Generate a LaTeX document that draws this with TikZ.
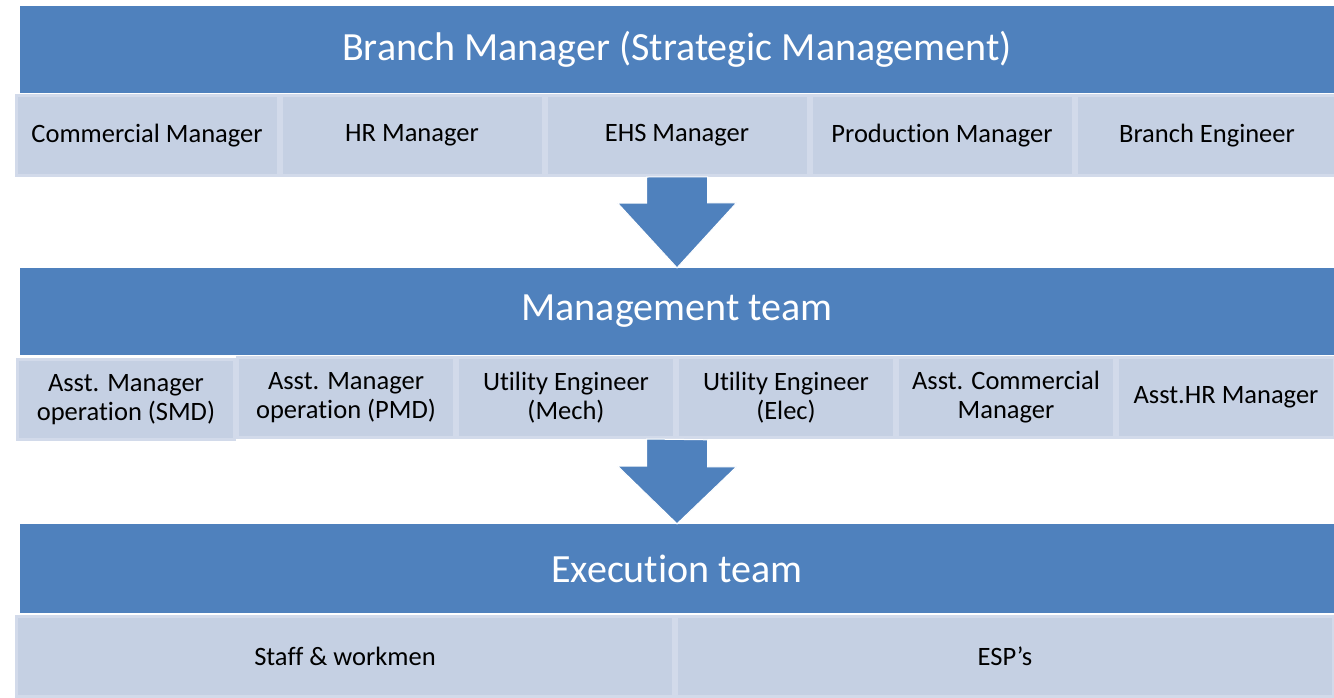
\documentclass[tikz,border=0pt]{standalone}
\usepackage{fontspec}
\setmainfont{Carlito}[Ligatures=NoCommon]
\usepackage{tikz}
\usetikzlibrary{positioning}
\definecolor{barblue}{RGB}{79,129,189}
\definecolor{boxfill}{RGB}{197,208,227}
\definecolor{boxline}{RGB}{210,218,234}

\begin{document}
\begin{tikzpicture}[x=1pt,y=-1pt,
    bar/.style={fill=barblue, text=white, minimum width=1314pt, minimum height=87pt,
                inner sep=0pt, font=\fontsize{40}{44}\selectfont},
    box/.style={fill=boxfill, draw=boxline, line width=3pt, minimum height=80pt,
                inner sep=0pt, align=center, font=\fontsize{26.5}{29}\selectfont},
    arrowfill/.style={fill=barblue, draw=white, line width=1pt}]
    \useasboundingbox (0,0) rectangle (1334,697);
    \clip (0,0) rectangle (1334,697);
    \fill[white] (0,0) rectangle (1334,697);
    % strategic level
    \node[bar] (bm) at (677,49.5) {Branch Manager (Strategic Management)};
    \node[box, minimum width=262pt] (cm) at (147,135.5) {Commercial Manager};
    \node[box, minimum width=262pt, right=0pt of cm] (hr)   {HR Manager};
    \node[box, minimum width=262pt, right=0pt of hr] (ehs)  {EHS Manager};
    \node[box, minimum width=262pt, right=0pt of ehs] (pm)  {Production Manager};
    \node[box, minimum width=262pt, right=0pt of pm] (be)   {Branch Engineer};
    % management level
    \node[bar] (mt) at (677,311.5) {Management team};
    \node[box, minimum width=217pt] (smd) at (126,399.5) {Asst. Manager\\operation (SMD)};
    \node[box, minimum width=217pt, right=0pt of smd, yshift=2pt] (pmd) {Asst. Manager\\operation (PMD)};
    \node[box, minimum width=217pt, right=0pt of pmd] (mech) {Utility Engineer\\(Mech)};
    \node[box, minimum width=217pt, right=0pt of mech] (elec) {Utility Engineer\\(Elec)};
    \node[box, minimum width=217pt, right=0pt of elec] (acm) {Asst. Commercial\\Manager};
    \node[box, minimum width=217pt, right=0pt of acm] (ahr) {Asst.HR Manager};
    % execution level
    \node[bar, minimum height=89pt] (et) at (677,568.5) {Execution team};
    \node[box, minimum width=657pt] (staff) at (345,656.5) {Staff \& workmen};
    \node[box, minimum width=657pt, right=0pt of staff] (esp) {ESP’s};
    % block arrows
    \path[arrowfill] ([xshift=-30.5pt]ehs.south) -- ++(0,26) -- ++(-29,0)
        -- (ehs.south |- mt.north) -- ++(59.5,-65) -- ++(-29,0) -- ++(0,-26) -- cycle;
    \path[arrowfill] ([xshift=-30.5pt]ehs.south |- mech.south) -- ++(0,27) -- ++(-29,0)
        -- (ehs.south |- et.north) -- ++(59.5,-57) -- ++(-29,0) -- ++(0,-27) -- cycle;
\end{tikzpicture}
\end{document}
____________________
*What is needed*: All of the lines above should be printed exactly, minus the pictures.

*Answer for this exercise*:
Generate a LaTeX document that draws this with TikZ.
\documentclass[tikz,border=0pt]{standalone}
\usepackage{fontspec}
\setmainfont{Carlito}[Ligatures=NoCommon]
\usepackage{tikz}
\usetikzlibrary{positioning}
\definecolor{barblue}{RGB}{79,129,189}
\definecolor{boxfill}{RGB}{197,208,227}
\definecolor{boxline}{RGB}{210,218,234}

\begin{document}
\begin{tikzpicture}[x=1pt,y=-1pt,
    bar/.style={fill=barblue, text=white, minimum width=1314pt, minimum height=87pt,
                inner sep=0pt, font=\fontsize{40}{44}\selectfont},
    box/.style={fill=boxfill, draw=boxline, line width=3pt, minimum height=80pt,
                inner sep=0pt, align=center, font=\fontsize{26.5}{29}\selectfont},
    arrowfill/.style={fill=barblue, draw=white, line width=1pt}]
    \useasboundingbox (0,0) rectangle (1334,697);
    \clip (0,0) rectangle (1334,697);
    \fill[white] (0,0) rectangle (1334,697);
    % strategic level
    \node[bar] (bm) at (677,49.5) {Branch Manager (Strategic Management)};
    \node[box, minimum width=262pt] (cm) at (147,135.5) {Commercial Manager};
    \node[box, minimum width=262pt, right=0pt of cm] (hr)   {HR Manager};
    \node[box, minimum width=262pt, right=0pt of hr] (ehs)  {EHS Manager};
    \node[box, minimum width=262pt, right=0pt of ehs] (pm)  {Production Manager};
    \node[box, minimum width=262pt, right=0pt of pm] (be)   {Branch Engineer};
    % management level
    \node[bar] (mt) at (677,311.5) {Management team};
    \node[box, minimum width=217pt] (smd) at (126,399.5) {Asst. Manager\\operation (SMD)};
    \node[box, minimum width=217pt, right=0pt of smd, yshift=2pt] (pmd) {Asst. Manager\\operation (PMD)};
    \node[box, minimum width=217pt, right=0pt of pmd] (mech) {Utility Engineer\\(Mech)};
    \node[box, minimum width=217pt, right=0pt of mech] (elec) {Utility Engineer\\(Elec)};
    \node[box, minimum width=217pt, right=0pt of elec] (acm) {Asst. Commercial\\Manager};
    \node[box, minimum width=217pt, right=0pt of acm] (ahr) {Asst.HR Manager};
    % execution level
    \node[bar, minimum height=89pt] (et) at (677,568.5) {Execution team};
    \node[box, minimum width=657pt] (staff) at (345,656.5) {Staff \& workmen};
    \node[box, minimum width=657pt, right=0pt of staff] (esp) {ESP’s};
    % block arrows
    \path[arrowfill] ([xshift=-30.5pt]ehs.south) -- ++(0,26) -- ++(-29,0)
        -- (ehs.south |- mt.north) -- ++(59.5,-65) -- ++(-29,0) -- ++(0,-26) -- cycle;
    \path[arrowfill] ([xshift=-30.5pt]ehs.south |- mech.south) -- ++(0,27) -- ++(-29,0)
        -- (ehs.south |- et.north) -- ++(59.5,-57) -- ++(-29,0) -- ++(0,-27) -- cycle;
\end{tikzpicture}
\end{document}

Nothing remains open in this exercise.